Difficulty running distil-whisper

I’m using whisper to transcribe audio to text. I decided to use distil -whisper to speed it up. I’ve been trying to follow the instructions on Hugging Face but keep getting an error. I’m running this code sequentially and there are no issues.

!pip install virtualenv
!virtualenv myenv
!myenv/bing/pip install datasets
!source myenv/bin/activate
!myenv/bin/pip install --upgrade pip
!myenv/bin/pip install --upgrade transformers accelerate datasets[audio]

But then I add this code and I get an error:

import torch
from transformers import AutoModelForSpeechSeq2Seq, AutoProcessor, pipeline
from datasets import load_dataset


device = "cuda:0" if torch.cuda.is_available() else "cpu"
torch_dtype = torch.float16 if torch.cuda.is_available() else torch.float32

model_id = "distil-whisper/distil-large-v3"

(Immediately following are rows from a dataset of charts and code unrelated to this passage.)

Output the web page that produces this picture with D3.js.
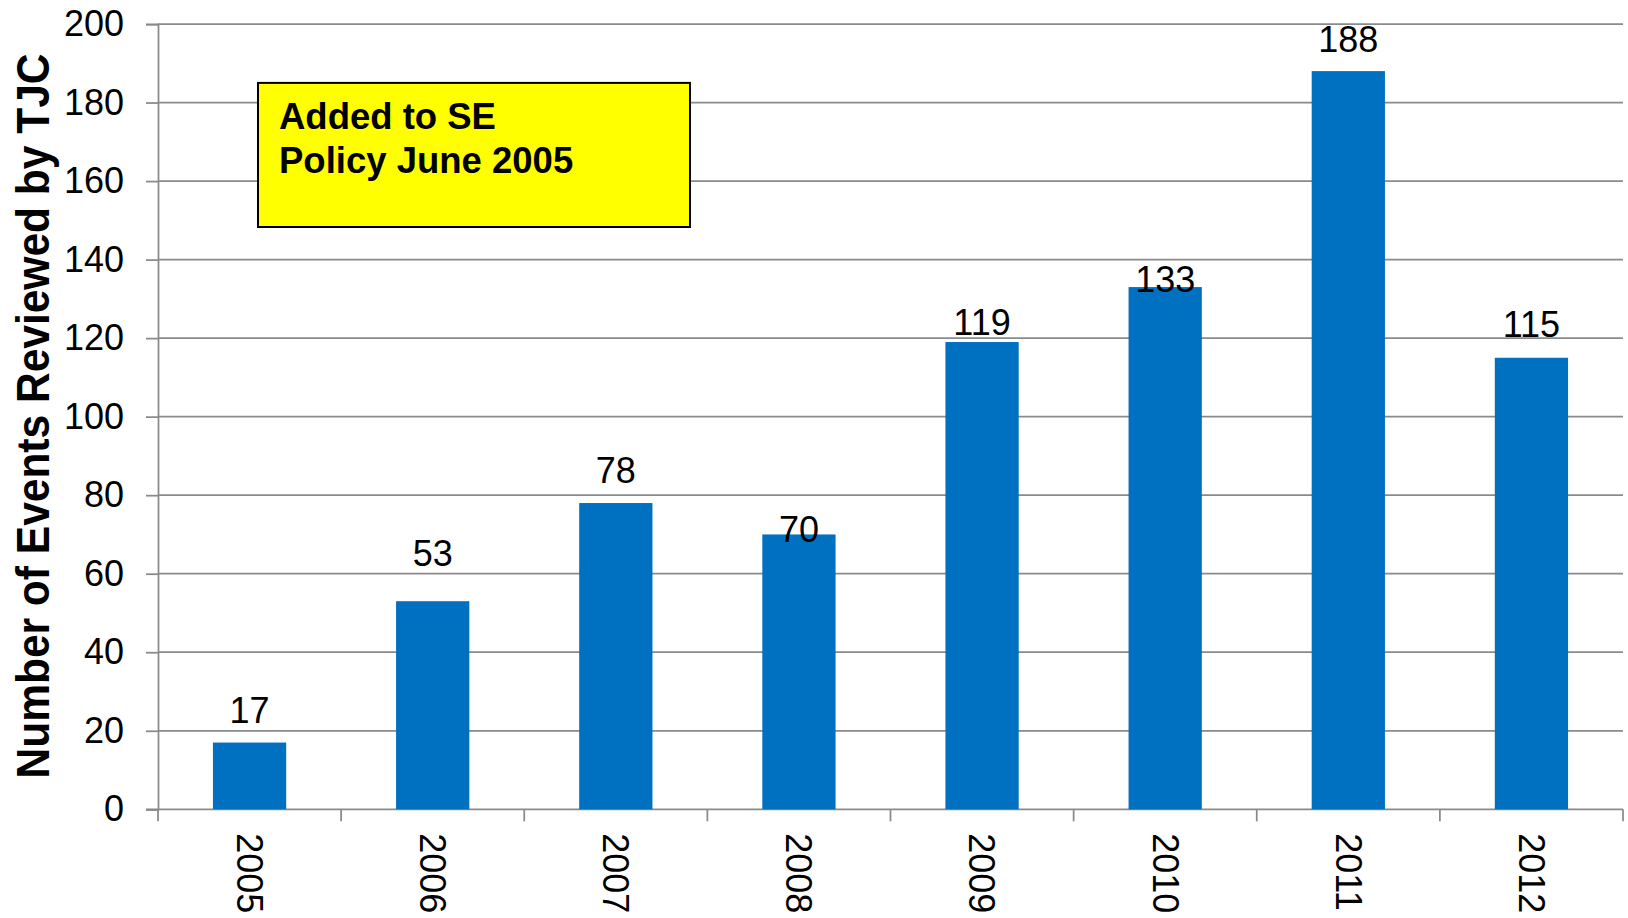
<!DOCTYPE html>
<html>
<head>
<meta charset="utf-8">
<script src="https://cdn.jsdelivr.net/npm/d3@7"></script>
<style>
  body { margin: 0; background: #fff; }
  text { font-family: "Liberation Sans", Arial, sans-serif; }
</style>
</head>
<body>
<div id="chart"></div>
<script>

var years  = ["2005", "2006", "2007", "2008", "2009", "2010", "2011", "2012"];
var events = [17, 53, 78, 70, 119, 133, 188, 115];
var yTicks = [0, 20, 40, 60, 80, 100, 120, 140, 160, 180, 200];

var width  = 1628;
var height = 918;
var margin = {top: 24, right: 5, bottom: 108.7, left: 158};

// labels were nudged by hand in the original, keep their offsets here
var labelGap = [20, 35, 20, -8, 7, -5, 19, 21];

var svg = d3.select('#chart')
    .append('svg')
    .attr('width', width)
    .attr('height', height);

var x = d3.scaleBand()
    .domain(years)
    .range([margin.left, width - margin.right])
    .paddingInner(0.6)
    .paddingOuter(0.3);

var y = d3.scaleLinear()
    .domain([0, 200])
    .range([height - margin.bottom, margin.top]);

// gridlines
svg.append('g')
    .selectAll('line')
    .data(yTicks.slice(1))
    .enter()
    .append('line')
    .attr('x1', margin.left)
    .attr('x2', width - margin.right)
    .attr('y1', function(d) { return y(d); })
    .attr('y2', function(d) { return y(d); })
    .attr('stroke', '#8a8a8a')
    .attr('stroke-width', 1.75);

// y axis
var yAxis = svg.append('g')
    .attr('transform', 'translate(' + margin.left + ',0)')
    .call(d3.axisLeft(y).tickValues(yTicks).tickSize(12).tickPadding(22));
yAxis.selectAll('text')
    .attr('font-size', 36)
    .attr('font-family', '"Liberation Sans", Arial, sans-serif')
    .attr('fill', '#000');
yAxis.selectAll('line, path')
    .attr('stroke', '#8a8a8a')
    .attr('stroke-width', 1.75);

// x axis, ticks at band edges
var step = x.step();
var x0 = x.range()[0];
var edges = d3.range(years.length + 1).map(function(i) { return x0 + i * step; });
var xAxis = svg.append('g');
xAxis.append('line')
    .attr('x1', margin.left - 12)
    .attr('x2', width - margin.right)
    .attr('y1', y(0))
    .attr('y2', y(0))
    .attr('stroke', '#8a8a8a')
    .attr('stroke-width', 1.75);
xAxis.selectAll('.tk')
    .data(edges)
    .enter()
    .append('line')
    .attr('class', 'tk')
    .attr('x1', function(d) { return d; })
    .attr('x2', function(d) { return d; })
    .attr('y1', y(0))
    .attr('y2', y(0) + 12)
    .attr('stroke', '#8a8a8a')
    .attr('stroke-width', 1.75);
xAxis.selectAll('.lbl')
    .data(years)
    .enter()
    .append('text')
    .attr('class', 'lbl')
    .attr('transform', function(d) {
        return 'translate(' + (x(d) + x.bandwidth() / 2) + ',' + (y(0) + 24) + ') rotate(90)';
    })
    .attr('dy', '0.35em')
    .attr('font-size', 36)
    .text(function(d) { return d; });

// bars
svg.append('g')
    .selectAll('rect')
    .data(events)
    .enter()
    .append('rect')
    .attr('x', function(d, i) { return x(years[i]); })
    .attr('width', x.bandwidth())
    .attr('y', function(d) { return y(d); })
    .attr('height', function(d) { return y(0) - y(d); })
    .attr('fill', '#0070C0');

// value labels
svg.append('g')
    .selectAll('text')
    .data(events)
    .enter()
    .append('text')
    .attr('x', function(d, i) { return x(years[i]) + x.bandwidth() / 2; })
    .attr('y', function(d, i) { return y(d) - labelGap[i]; })
    .attr('text-anchor', 'middle')
    .attr('font-size', 36)
    .text(function(d) { return d; });

// y title
svg.append('text')
    .attr('transform', 'translate(49,416) rotate(-90)')
    .attr('text-anchor', 'middle')
    .attr('font-size', 47)
    .attr('font-weight', 'bold')
    .attr('textLength', 725)
    .attr('lengthAdjust', 'spacingAndGlyphs')
    .text('Number of Events Reviewed by TJC');

// annotation box
var note = svg.append('g');
note.append('rect')
    .attr('x', 258)
    .attr('y', y(185))
    .attr('width', 432)
    .attr('height', y(148.3) - y(185))
    .attr('fill', '#FFFF00')
    .attr('stroke', '#000')
    .attr('stroke-width', 2);
note.selectAll('text')
    .data(['Added to SE', 'Policy June 2005'])
    .enter()
    .append('text')
    .attr('x', 279)
    .attr('y', function(d, i) { return 129 + i * 44; })
    .attr('font-size', 36.5)
    .attr('font-weight', 'bold')
    .text(function(d) { return d; });

</script>
</body>
</html>
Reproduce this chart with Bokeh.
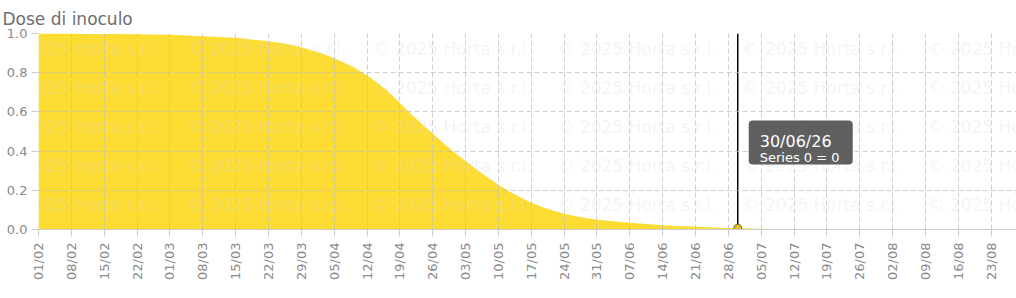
import pandas as pd
from math import pi
from bokeh.plotting import figure
from bokeh.models import (Range1d, FixedTicker, DatetimeTickFormatter, Label,
                          BoxAnnotation, PrintfTickFormatter)
from bokeh.embed import file_html
from bokeh.resources import INLINE

# ---------------- data ----------------
YEAR = 2026
title_text = "Dose di inoculo"
dates = ["01/02", "08/02", "15/02", "22/02", "01/03", "08/03", "15/03", "22/03",
         "26/03", "29/03", "02/04", "05/04", "09/04", "12/04", "16/04", "19/04",
         "22/04", "26/04", "29/04", "03/05", "06/05", "10/05", "13/05", "17/05",
         "20/05", "24/05", "27/05", "31/05", "07/06", "14/06", "21/06", "28/06",
         "30/06", "07/07"]
values = [1.000, 0.999, 0.998, 0.996, 0.993, 0.986, 0.978, 0.960,
          0.947, 0.930, 0.902, 0.874, 0.830, 0.787, 0.715, 0.645,
          0.575, 0.490, 0.425, 0.350, 0.295, 0.228, 0.185, 0.137,
          0.108, 0.080, 0.065, 0.050, 0.034, 0.022, 0.014, 0.008,
          0.006, 0.003]
tick_labels = ["01/02", "08/02", "15/02", "22/02", "01/03", "08/03", "15/03",
               "22/03", "29/03", "05/04", "12/04", "19/04", "26/04", "03/05",
               "10/05", "17/05", "24/05", "31/05", "07/06", "14/06", "21/06",
               "28/06", "05/07", "12/07", "19/07", "26/07", "02/08", "09/08",
               "16/08", "23/08"]
y_ticks = [0.0, 0.2, 0.4, 0.6, 0.8, 1.0]
hover_date = "30/06"
hover_title = "30/06/26"
hover_text = "Series 0 = 0"
watermark = "\u00a9 2025 Horta s.r.l."

AREA_COLOR = "#FDDC33"
FONT = "DejaVu Sans"


def to_ms(s):
    d, m = s.split("/")
    return pd.Timestamp(year=YEAR, month=int(m), day=int(d)).value / 1e6


DAY = 86400000.0
xs = [to_ms(s) for s in dates]

# ---------------- layout ----------------
W, H = 1016, 298
L, R, T, B = 38, 0, 33, 69
x0 = to_ms(tick_labels[0])
x_end = x0 + 208.4 * DAY

p = figure(width=W, height=H, x_axis_type="datetime",
           x_range=Range1d(x0, x_end), y_range=Range1d(0, 1),
           output_backend="svg", toolbar_location=None,
           min_border_left=L, min_border_right=R,
           min_border_top=T, min_border_bottom=B)
p.outline_line_color = None
p.background_fill_color = "white"
p.border_fill_color = "white"

p.title.text = title_text
p.title.text_font = FONT
p.title.text_font_size = "17px"
p.title.text_font_style = "normal"
p.title.text_color = "#6e6e6e"
p.title.align = "left"
p.title.offset = -36
p.title.standoff = 10

fw = W - L - R
fh = H - T - B


def px2x(px):
    return x0 + (px - L) / fw * (x_end - x0)


def py2y(py):
    return (T + fh - py) / fh


def x2px(x):
    return L + (x - x0) / (x_end - x0) * fw


# area
p.varea(x=xs, y1=0, y2=values, fill_color=AREA_COLOR, fill_alpha=1.0)

# axes
p.xaxis.ticker = FixedTicker(ticks=[to_ms(s) for s in tick_labels])
fmt = "%d/%m"
p.xaxis.formatter = DatetimeTickFormatter(
    milliseconds=fmt, seconds=fmt, minsec=fmt, minutes=fmt, hourmin=fmt,
    hours=fmt, days=fmt, months=fmt, years=fmt)
p.xaxis.major_label_orientation = pi / 2
p.xaxis.major_label_text_font = FONT
p.xaxis.major_label_text_font_size = "13px"
p.xaxis.major_label_text_color = "#8a8a8a"
p.xaxis.axis_line_color = "#cccccc"
p.xaxis.major_tick_line_color = "#cccccc"
p.xaxis.major_tick_out = 7
p.xaxis.major_tick_in = 0
p.xaxis.minor_tick_line_color = None
p.xaxis.major_label_standoff = 6

p.yaxis.ticker = FixedTicker(ticks=y_ticks)
p.yaxis.formatter = PrintfTickFormatter(format="%.1f")
p.yaxis.major_label_text_font = FONT
p.yaxis.major_label_text_font_size = "13px"
p.yaxis.major_label_text_color = "#8a8a8a"
p.yaxis.axis_line_color = None
p.yaxis.major_tick_line_color = "#cccccc"
p.yaxis.major_tick_out = 7
p.yaxis.major_tick_in = 0
p.yaxis.minor_tick_line_color = None
p.yaxis.major_label_standoff = 4

for g in (p.xgrid, p.ygrid):
    g.grid_line_color = "#bdbdbd"
    g.grid_line_alpha = 0.75
    g.grid_line_dash = "5 3"
    g.level = "guide"

# hover marker
hx = to_ms(hover_date)
hv = values[dates.index(hover_date)]
p.segment(x0=[hx], y0=[p.y_range.start], x1=[hx], y1=[p.y_range.end],
          line_color="black", line_width=1.5)
p.scatter(x=[hx], y=[hv], size=8, fill_color="#e2c22e",
          line_color="#7a6a1a", line_width=1)

# watermark (rows that fall inside the plot frame)
for k in range(1, 6):
    for j in range(6):
        p.add_layout(Label(x=px2x(2 + 185 * j), y=py2y(9 + 39 * k),
                           text=watermark, text_font=FONT,
                           text_font_size="17px", text_color="#d9d9d9",
                           text_alpha=0.28, text_baseline="middle",
                           text_align="left"))

# tooltip
hpx = x2px(hx)
p.add_layout(BoxAnnotation(left=px2x(hpx + 11), right=px2x(hpx + 115),
                           top=py2y(120), bottom=py2y(164),
                           fill_color="#5f5f5f", fill_alpha=1.0,
                           line_color=None, border_radius=4))
p.add_layout(Label(x=px2x(hpx + 22), y=py2y(140.5), text=hover_title,
                   text_font=FONT, text_font_size="16px", text_color="white",
                   text_baseline="alphabetic", text_align="left"))
p.add_layout(Label(x=px2x(hpx + 22), y=py2y(156.5), text=hover_text,
                   text_font=FONT, text_font_size="13px", text_color="white",
                   text_baseline="alphabetic", text_align="left"))

open("out.html", "w").write(file_html(p, INLINE))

model = AutoModelForSpeechSeq2Seq.from_pretrained(
    model_id, torch_dtype=torch_dtype, low_cpu_mem_usage=True, use_safetensors=True
)
model.to(device)

processor = AutoProcessor.from_pretrained(model_id)

pipe = pipeline(
    "automatic-speech-recognition",
    model=model,
    tokenizer=processor.tokenizer,
    feature_extractor=processor.feature_extractor,
    max_new_tokens=128,
    torch_dtype=torch_dtype,
    device=device,
)

dataset = load_dataset("distil-whisper/librispeech_long", "clean", split="validation")
sample = dataset[0]["audio"]

result = pipe(sample)
print(result["text"])

Traceback
ModuleNotFoundError
Traceback (most recent call last)
in <cell line: 3>()
1 import torch
2 from transformers import AutomodelForSpeechSeq2Seq, AutoProcessor, pipeline
------> 3 from datasets import load_dataset
4
5

ModuleNotFoundError: No module named ‘datasets’

I don’t understand why I’m getting an error now.